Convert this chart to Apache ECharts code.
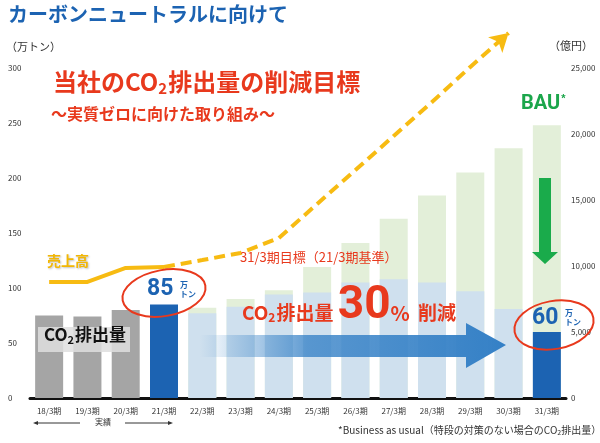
<!DOCTYPE html>
<html>
<head>
<meta charset="utf-8">
<script src="https://cdn.jsdelivr.net/npm/echarts@6/dist/echarts.min.js"></script>
<style>
  html, body { margin: 0; padding: 0; background: #fff; }
  #chart { width: 600px; height: 443px; }
</style>
</head>
<body>
<div id="chart"></div>
<script>
// 期ごとの値
const categories = ['18/3期', '19/3期', '20/3期', '21/3期', '22/3期', '23/3期', '24/3期',
  '25/3期', '26/3期', '27/3期', '28/3期', '29/3期', '30/3期', '31/3期'];
// CO2排出量（万トン）：実績 18〜21、目標 22〜31
const co2Values = [75, 74, 80, 85, 77, 83, 94, 96, 105, 108, 105, 97, 81, 60];
// BAU（万トン）
const bauValues = [null, null, null, null, 82, 90, 98, 119, 141, 163, 184, 205, 227, 248];
// 売上高（億円）
const salesActual = [8790, 8790, 9850, 9920, null, null, null, null, null, null, null, null, null, null];
const salesPlan = [null, null, null, 9920, 10450, 10990, 12120, 14700, 17270, 19850, 22420, 25080, 27650, null];
const leftTicks = [0, 300, 50];
const rightTicks = [0, 25000, 5000];

const FONT = '"Noto Sans CJK JP", "Noto Sans", sans-serif';
const RED = '#e8391d';
const BLUE = '#1c63b2';
const GOLD = '#f7bb12';

const co2Color = (i) => {
  if (i < 3) return '#a5a5a5';
  if (i === 3 || i === categories.length - 1) return BLUE;
  return '#cfe0ee';
};

// 売上高の矢印（最後の点）
const planData = salesPlan.map((v, i) => {
  if (i === 12) return { value: v, symbol: 'arrow', symbolSize: [16, 18], symbolRotate: -48 };
  return v;
});

const chart = echarts.init(document.getElementById('chart'));

const option = {
  animation: false,
  textStyle: { fontFamily: FONT },
  grid: { left: 30, right: 34, top: 68, bottom: 45 },
  xAxis: {
    type: 'category',
    data: categories,
    axisLine: { lineStyle: { color: '#111', width: 3 } },
    axisTick: { show: false },
    axisLabel: { color: '#333', fontSize: 8, margin: 9, fontFamily: FONT }
  },
  yAxis: [
    {
      type: 'value', min: leftTicks[0], max: leftTicks[1], interval: leftTicks[2],
      axisLine: { show: false }, axisTick: { show: false }, splitLine: { show: false },
      axisLabel: { color: '#333', fontSize: 8, align: 'left', margin: 22 }
    },
    {
      type: 'value', min: rightTicks[0], max: rightTicks[1], interval: rightTicks[2],
      axisLine: { show: false }, axisTick: { show: false }, splitLine: { show: false },
      axisLabel: { color: '#333', fontSize: 8, margin: 5,
        formatter: (v) => v.toLocaleString('en-US') }
    }
  ],
  series: [
    {
      name: 'BAU', type: 'bar', data: bauValues, barWidth: 28, barGap: '-100%',
      itemStyle: { color: '#e3efd9' }, z: 1
    },
    {
      name: 'CO2', type: 'bar', barWidth: 28, barGap: '-100%',
      data: co2Values.map((v, i) => ({ value: v, itemStyle: { color: co2Color(i) } })),
      z: 2
    },
    {
      name: '売上高', type: 'line', yAxisIndex: 1, data: salesActual,
      symbol: 'none', lineStyle: { color: GOLD, width: 4 }, z: 3
    },
    {
      name: '売上高計画', type: 'line', yAxisIndex: 1, data: planData, clip: false,
      symbol: 'none', showSymbol: true,
      itemStyle: { color: GOLD },
      lineStyle: { color: GOLD, width: 4, type: [11, 6] }, z: 3
    }
  ],
  graphic: [
    { type: 'text', left: 8, top: 4, z: 20,
      style: { text: 'カーボンニュートラルに向けて', fill: BLUE, font: 'bold 20px ' + FONT } },
    { type: 'text', left: 6, top: 41, z: 20,
      style: { text: '（万トン）', fill: '#333', font: '11px ' + FONT } },
    { type: 'text', left: 549, top: 40, z: 20,
      style: { text: '（億円）', fill: '#333', font: '11px ' + FONT } },
    { type: 'text', left: 53, top: 70, z: 20,
      style: {
        text: '{a|当社のCO}{s|2}{a|排出量の削減目標}',
        rich: {
          a: { fill: RED, fontSize: 24, fontWeight: 'bold', fontFamily: FONT },
          s: { fill: RED, fontSize: 15, fontWeight: 'bold', fontFamily: FONT, padding: [12, 1, 0, 0] }
        }
      } },
    { type: 'text', left: 51, top: 106, z: 20,
      style: { text: '〜実質ゼロに向けた取り組み〜', fill: RED, font: 'bold 16px ' + FONT } },
    { type: 'text', left: 521, top: 93, z: 20,
      style: {
        text: '{a|BAU}{s|*}',
        rich: {
          a: { fill: '#1ba64b', fontSize: 20, fontWeight: 'bold', fontFamily: 'Roboto, ' + FONT },
          s: { fill: '#1ba64b', fontSize: 11, fontWeight: 'bold', padding: [0, 0, 10, 1] }
        }
      } },
    // BAUからの緑の下向き矢印
    { type: 'polygon', z: 20,
      shape: { points: [[539, 178], [551, 178], [551, 252], [558, 252], [545, 264], [532, 252], [539, 252]] },
      style: { fill: '#1aab4b' } },
    { type: 'text', left: 47, top: 254, z: 20,
      style: { text: '売上高', fill: '#f2b705', font: 'bold 14px ' + FONT,
        textShadowColor: 'rgba(0,0,0,0.25)', textShadowBlur: 2, textShadowOffsetX: 1, textShadowOffsetY: 1 } },
    { type: 'text', left: 240, top: 251, z: 20,
      style: { text: '31/3期目標（21/3期基準）', fill: RED, font: '13px ' + FONT } },
    // 大きな青い矢印
    { type: 'polygon', z: 20,
      shape: { points: [[200, 335], [466, 335], [466, 323], [506, 345], [466, 368], [466, 357], [200, 357]] },
      style: {
        fill: {
          type: 'linear', x: 200, y: 0, x2: 506, y2: 0, global: true,
          colorStops: [
            { offset: 0, color: 'rgba(58,132,200,0)' },
            { offset: 0.35, color: 'rgba(58,132,200,0.8)' },
            { offset: 1, color: 'rgba(52,128,198,1)' }
          ]
        }
      } },
    { type: 'text', left: 242, top: 283, z: 21,
      style: {
        text: '{a|CO}{s|2}{a|排出量 }{b|30}{c|%}{a| 削減}',
        rich: {
          a: { fill: RED, fontSize: 19, fontWeight: 'bold', fontFamily: FONT, padding: [14, 0, 0, 0] },
          s: { fill: RED, fontSize: 12, fontWeight: 'bold', fontFamily: FONT, padding: [22, 1, 0, 0] },
          b: { fill: RED, fontSize: 46, fontWeight: 'bold', fontFamily: 'Roboto, ' + FONT },
          c: { fill: RED, fontSize: 20, fontWeight: 'bold', fontFamily: FONT, padding: [14, 4, 0, 0] }
        }
      } },
    // 実績の CO2排出量 ラベル
    { type: 'rect', z: 20, shape: { x: 38, y: 327, width: 92, height: 25 },
      style: { fill: 'rgba(222,222,222,0.85)' } },
    { type: 'text', left: 44, top: 326, z: 21,
      style: {
        text: '{a|CO}{s|2}{a|排出量}',
        rich: {
          a: { fill: '#111', fontSize: 17, fontWeight: 'bold', fontFamily: FONT },
          s: { fill: '#111', fontSize: 11, fontWeight: 'bold', fontFamily: FONT, padding: [10, 1, 0, 0] }
        }
      } },
    // 85万トン
    { type: 'text', left: 147, top: 278, z: 21,
      style: { text: '85', fill: BLUE, font: 'bold 23px Roboto, ' + FONT } },
    { type: 'text', left: 180, top: 280, z: 21,
      style: { text: '万\nトン', fill: BLUE, font: 'bold 8px ' + FONT, lineHeight: 9, align: 'center', x: 8 } },
    { type: 'ellipse', z: 21, rotation: 0.18, originX: 164, originY: 293,
      shape: { cx: 164, cy: 293, rx: 42, ry: 23 },
      style: { fill: 'none', stroke: RED, lineWidth: 2 } },
    // 60万トン
    { type: 'text', left: 532, top: 307, z: 21,
      style: { text: '60', fill: BLUE, font: 'bold 23px Roboto, ' + FONT } },
    { type: 'text', left: 565, top: 308, z: 21,
      style: { text: '万\nトン', fill: BLUE, font: 'bold 8px ' + FONT, lineHeight: 9, align: 'center', x: 8 } },
    { type: 'ellipse', z: 21, rotation: 0.18, originX: 554, originY: 325,
      shape: { cx: 554, cy: 325, rx: 40, ry: 24 },
      style: { fill: 'none', stroke: RED, lineWidth: 2 } },
    // 実績の矢印
    { type: 'line', z: 20, shape: { x1: 36, y1: 423, x2: 80, y2: 423 }, style: { stroke: '#333', lineWidth: 1 } },
    { type: 'polygon', z: 20, shape: { points: [[33, 423], [38, 421], [38, 425]] }, style: { fill: '#333' } },
    { type: 'line', z: 20, shape: { x1: 125, y1: 423, x2: 169, y2: 423 }, style: { stroke: '#333', lineWidth: 1 } },
    { type: 'polygon', z: 20, shape: { points: [[173, 423], [168, 421], [168, 425]] }, style: { fill: '#333' } },
    { type: 'text', left: 95, top: 418, z: 20,
      style: { text: '実績', fill: '#333', font: '8px ' + FONT } },
    { type: 'text', left: 338, top: 425, z: 20,
      style: {
        text: '{a|*Business as usual（特段の対策のない場合のCO}{s|2}{a|排出量）}',
        rich: {
          a: { fill: '#333', fontSize: 10, fontFamily: FONT },
          s: { fill: '#333', fontSize: 7, fontFamily: FONT, padding: [4, 0, 0, 0] }
        }
      } }
  ]
};

chart.setOption(option);
</script>
</body>
</html>
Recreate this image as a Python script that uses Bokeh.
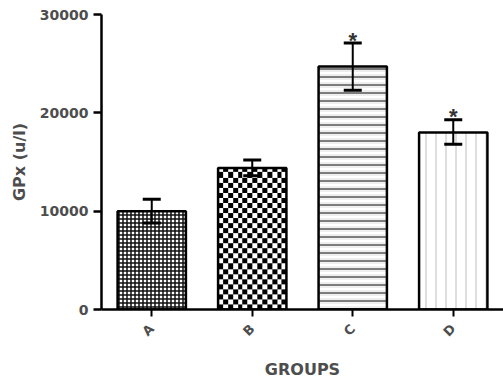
import math
import numpy as np
from bokeh.plotting import figure
from bokeh.models import (ColumnDataSource, Whisker, TeeHead, FixedTicker, Range1d,
                          NumeralTickFormatter)
from bokeh.transform import dodge
from bokeh.core.properties import value
from bokeh.embed import file_html
from bokeh.resources import INLINE

# ---- data ----
groups = ["A", "B", "C", "D"]
means = [10000, 14400, 24700, 18000]
upper = [11200, 15200, 27100, 19300]
lower = [8800, 13600, 22300, 16800]
stars = ["", "", "*", "*"]
y_ticks = [0, 10000, 20000, 30000]

GRAY = "#4d4d4d"

p = figure(width=503, height=381, x_range=groups, y_range=Range1d(0, 30000),
           output_backend="svg", toolbar_location=None,
           min_border_left=101, min_border_right=0, min_border_top=14, min_border_bottom=72)
p.outline_line_color = None
p.xgrid.grid_line_color = None
p.ygrid.grid_line_color = None

src = ColumnDataSource(dict(groups=groups, means=means, upper=upper, lower=lower, stars=stars))

W = 0.68
LW = 2.5
# A: fine grid
p.vbar(x=groups[0:1], top=means[0:1], width=W, fill_color="white", line_color="black", line_width=LW,
       hatch_pattern="+", hatch_scale=4, hatch_weight=1.5, hatch_color="#111111")

# B: checkerboard texture stretched over the bar (style only)
NX, NY = 14, 28
ii, jj = np.indices((NY, NX))
chk = np.where((ii + jj) % 2 == 0, np.uint32(0xFF000000), np.uint32(0xFFFFFFFF)).astype(np.uint32)
b_src = ColumnDataSource(dict(groups=groups[1:2], means=means[1:2], img=[chk]))
p.image_rgba(image="img", x=dodge("groups", -W / 2, range=p.x_range), y=0, dw=W, dh="means",
             source=b_src)
p.vbar(x=groups[1:2], top=means[1:2], width=W, fill_color=None, line_color="black", line_width=LW)

# C: horizontal lines
p.vbar(x=groups[2:3], top=means[2:3], width=W, fill_color="white", line_color=None,
       hatch_pattern="-", hatch_scale=4, hatch_weight=1, hatch_color="#dcdcdc")
p.vbar(x=groups[2:3], top=means[2:3], width=W, fill_color=None, line_color="black", line_width=LW,
       hatch_pattern="-", hatch_scale=8, hatch_weight=1.2, hatch_color="#222222")
# D: vertical light lines
p.vbar(x=groups[3:4], top=means[3:4], width=W, fill_color="white", line_color="black", line_width=LW,
       hatch_pattern="|", hatch_scale=10, hatch_weight=1, hatch_color="#bdbdbd")

wh = Whisker(source=src, base="groups", upper="upper", lower="lower", line_width=2, line_color="black",
             upper_head=TeeHead(size=18, line_width=3, line_color="black"),
             lower_head=TeeHead(size=18, line_width=3, line_color="black"), level="overlay")
p.add_layout(wh)

p.text(x="groups", y="upper", text="stars", source=src, text_align="center", text_baseline="alphabetic",
       y_offset=-3, text_font=value("Liberation Sans"), text_font_style="bold",
       text_font_size="22px", text_color="#333333")

# y axis
ya = p.yaxis[0]
ya.ticker = FixedTicker(ticks=y_ticks)
ya.formatter = NumeralTickFormatter(format="0")
ya.minor_tick_line_color = None
ya.major_tick_in = 0
ya.major_tick_out = 8
ya.major_tick_line_width = 2.5
ya.axis_line_width = 2.5
ya.major_label_standoff = 5
ya.major_label_text_font = "DejaVu Sans"
ya.major_label_text_font_style = "bold"
ya.major_label_text_font_size = "14px"
ya.major_label_text_color = GRAY
ya.axis_label = "GPx (u/l)"
ya.axis_label_text_font = "DejaVu Sans"
ya.axis_label_text_font_style = "bold"
ya.axis_label_text_font_size = "16px"
ya.axis_label_text_color = GRAY
ya.axis_label_standoff = 8

# x axis
xa = p.xaxis[0]
xa.major_tick_in = 0
xa.major_tick_out = 7
xa.major_tick_line_width = 2
xa.axis_line_width = 2.5
xa.minor_tick_line_color = None
xa.major_label_orientation = math.pi / 4
xa.major_label_standoff = 10
xa.major_label_text_font = "DejaVu Sans"
xa.major_label_text_font_style = "bold"
xa.major_label_text_font_size = "13px"
xa.major_label_text_color = GRAY
xa.axis_label = "GROUPS"
xa.axis_label_text_font = "DejaVu Sans"
xa.axis_label_text_font_style = "bold"
xa.axis_label_text_font_size = "16px"
xa.axis_label_text_color = GRAY
xa.axis_label_standoff = 12

open("out.html", "w").write(file_html(p, INLINE))
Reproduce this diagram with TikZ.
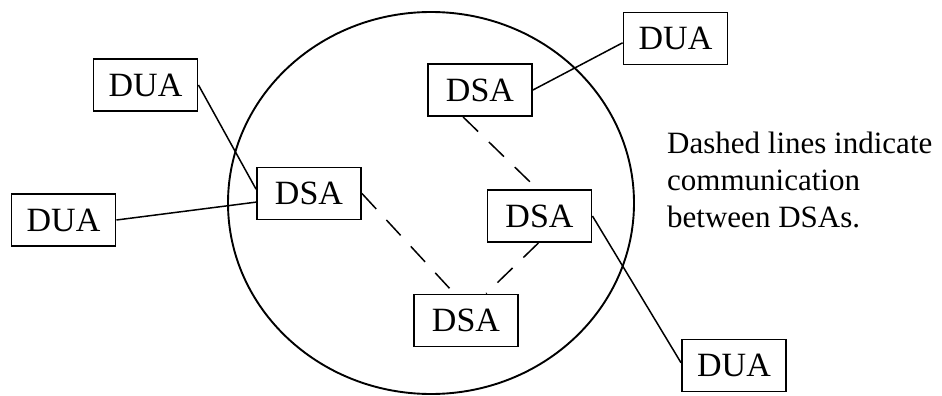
\documentclass[tikz,border=0pt]{standalone}
\usepackage{fontspec}
\setmainfont{Liberation Serif}
\usetikzlibrary{calc}
\begin{document}
\begin{tikzpicture}[x=1pt,y=-1pt,
  agent/.style={draw, line width=1.9pt, minimum width=104pt, minimum height=52pt,
    inner sep=0pt, font=\fontsize{34}{38}\selectfont},
  link/.style={line width=1.5pt},
  dashlink/.style={line width=1.5pt, dash pattern=on 21pt off 15pt}]
\useasboundingbox (0,0) rectangle (942,396);

% directory boundary
\draw[line width=1.9pt] (431,203) ellipse [x radius=203pt, y radius=191pt];

% agents
\node[agent] (dua1) at (145.5,85)  {DUA};
\node[agent] (dua2) at (63.5,220)  {DUA};
\node[agent] (dsa1) at (309,193.5) {DSA};
\node[agent] (dsa2) at (480,90)    {DSA};
\node[agent] (dua3) at (675.5,38.5){DUA};
\node[agent] (dsa3) at (539.5,216) {DSA};
\node[agent] (dsa4) at (466,320.5) {DSA};
\node[agent] (dua4) at (734,365.5) {DUA};

% user agents attached to DSAs
\draw[link] (dua1.east) -- ($(dsa1.north west)!0.42!(dsa1.south west)$);
\draw[link] (dua2.east) -- ($(dsa1.north west)!0.66!(dsa1.south west)$);
\draw[link] (dsa2.east) -- ($(dua3.north west)!0.58!(dua3.south west)$);
\draw[link] (dsa3.east) -- ($(dua4.north west)!0.45!(dua4.south west)$);

% communication between DSAs
\draw[dashlink] ($(dsa2.south west)!0.34!(dsa2.south east)$) -- ($(dsa3.north west)!0.48!(dsa3.north east)$);
\draw[dashlink] (dsa1.east) -- ($(dsa4.north west)!0.39!(dsa4.north east)$);
\draw[dashlink] ($(dsa3.south west)!0.49!(dsa3.south east)$) -- ($(dsa4.north west)!0.69!(dsa4.north east)$);

% legend (base anchor sits on the last line)
\node[anchor=base west, inner sep=0pt, align=left, font=\fontsize{31}{37}\selectfont]
  (note) at (667,227) {Dashed lines indicate\\communication\\between DSAs.};
\end{tikzpicture}
\end{document}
☆ ☆ ☆ ☆ ☆ ☆ ☆
Except for the pictures, write out exactly the lines from the line that contains "Reproduce this diagram with TikZ." through the line that contains "($(dua4.north west)!0.45!(dua4.south west)$);", including both.

● EXERCISE RESPONSE
Reproduce this diagram with TikZ.
\documentclass[tikz,border=0pt]{standalone}
\usepackage{fontspec}
\setmainfont{Liberation Serif}
\usetikzlibrary{calc}
\begin{document}
\begin{tikzpicture}[x=1pt,y=-1pt,
  agent/.style={draw, line width=1.9pt, minimum width=104pt, minimum height=52pt,
    inner sep=0pt, font=\fontsize{34}{38}\selectfont},
  link/.style={line width=1.5pt},
  dashlink/.style={line width=1.5pt, dash pattern=on 21pt off 15pt}]
\useasboundingbox (0,0) rectangle (942,396);

% directory boundary
\draw[line width=1.9pt] (431,203) ellipse [x radius=203pt, y radius=191pt];

% agents
\node[agent] (dua1) at (145.5,85)  {DUA};
\node[agent] (dua2) at (63.5,220)  {DUA};
\node[agent] (dsa1) at (309,193.5) {DSA};
\node[agent] (dsa2) at (480,90)    {DSA};
\node[agent] (dua3) at (675.5,38.5){DUA};
\node[agent] (dsa3) at (539.5,216) {DSA};
\node[agent] (dsa4) at (466,320.5) {DSA};
\node[agent] (dua4) at (734,365.5) {DUA};

% user agents attached to DSAs
\draw[link] (dua1.east) -- ($(dsa1.north west)!0.42!(dsa1.south west)$);
\draw[link] (dua2.east) -- ($(dsa1.north west)!0.66!(dsa1.south west)$);
\draw[link] (dsa2.east) -- ($(dua3.north west)!0.58!(dua3.south west)$);
\draw[link] (dsa3.east) -- ($(dua4.north west)!0.45!(dua4.south west)$);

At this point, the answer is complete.